The DNC has paid for early Biden 2024 TV spots, as well as advertising around issues like defending abortion rights, while also financing the president's fundraising events. Biden's first 2024 campaign rally in June was with powerful unions who paid for the event themselves.
Keith Ellison, Minnesota's attorney general and former DNC deputy chair, said all of this means "the DNC is a better organization than it was five, 10 years ago.” “Now we're back on our feet," he said. "There's still a lot of strengthening that needs to happen.” Ellison said that, going forward, the committee must ensure it doesn't “turn into a little appendage of Biden,” and called getting “too wrapped around the existing president” a "legitimate concern." He also said that state parties need to make more progress in places like New York, where Republican midterm House victories helped the GOP reclaim the chamber last year.
Indeed, relying more heavily on state parties will require coordinating with officials in solidly Republican places, like Texas, or onetime battlegrounds that have become increasingly red, such as Ohio and Florida.

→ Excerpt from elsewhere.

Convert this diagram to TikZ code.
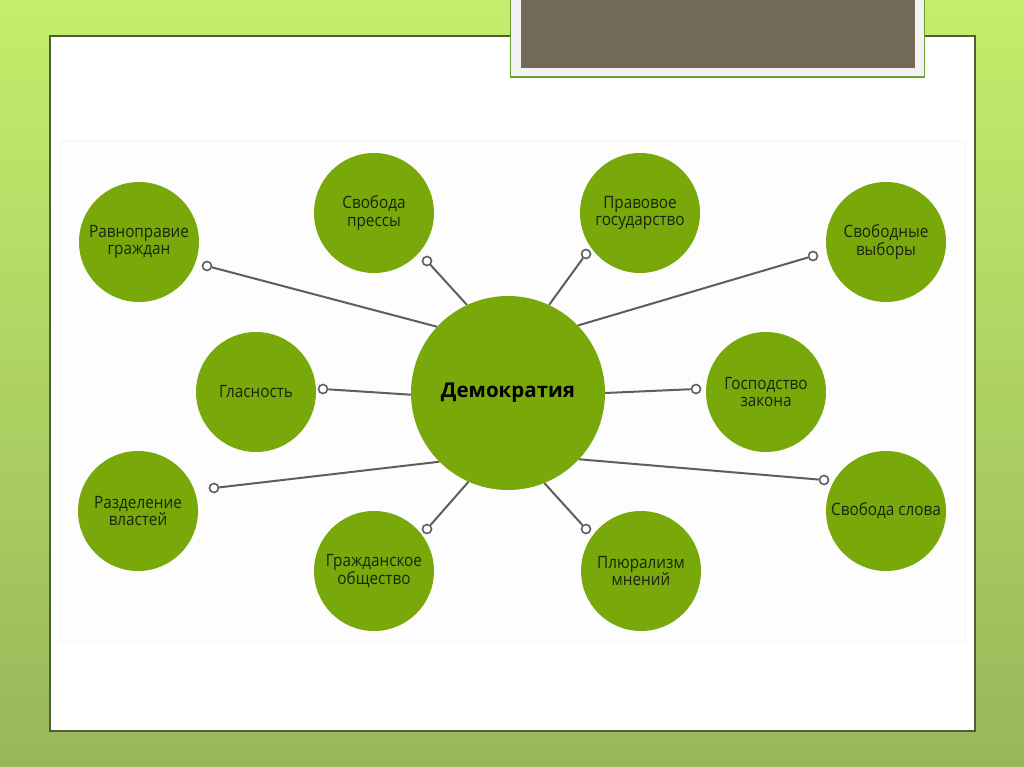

Kevin Cate, a longtime Florida political strategist and veteran of Obama's 2008 campaign, said the May victory of Democrat Donna Deegan in Jacksonville's mayoral race is reason for optimism, and shrugged off suggestions Republican wins in recent statewide races have left Florida Democrats too weak to do what the DNC needs.
“I think the biggest concern here is the DNC just giving up and letting the party flail," he countered.
A recent strategy memo said the reelection campaign would stay on the offensive in Florida and North Carolina. Absent was Texas, where Democrats haven't won statewide office in nearly 30 years.
Still, Texas Democratic Chairman Gilberto Hinojosa said the DNC has since told him that the original strategy list “wasn't comprehensive.” “What they've told me is that Texas will be a battleground state," Hinojosa said, noting that, financially, the party “hasn't given us the love up until now.” “Now, what that means," he added, "depends on how things look in the future.”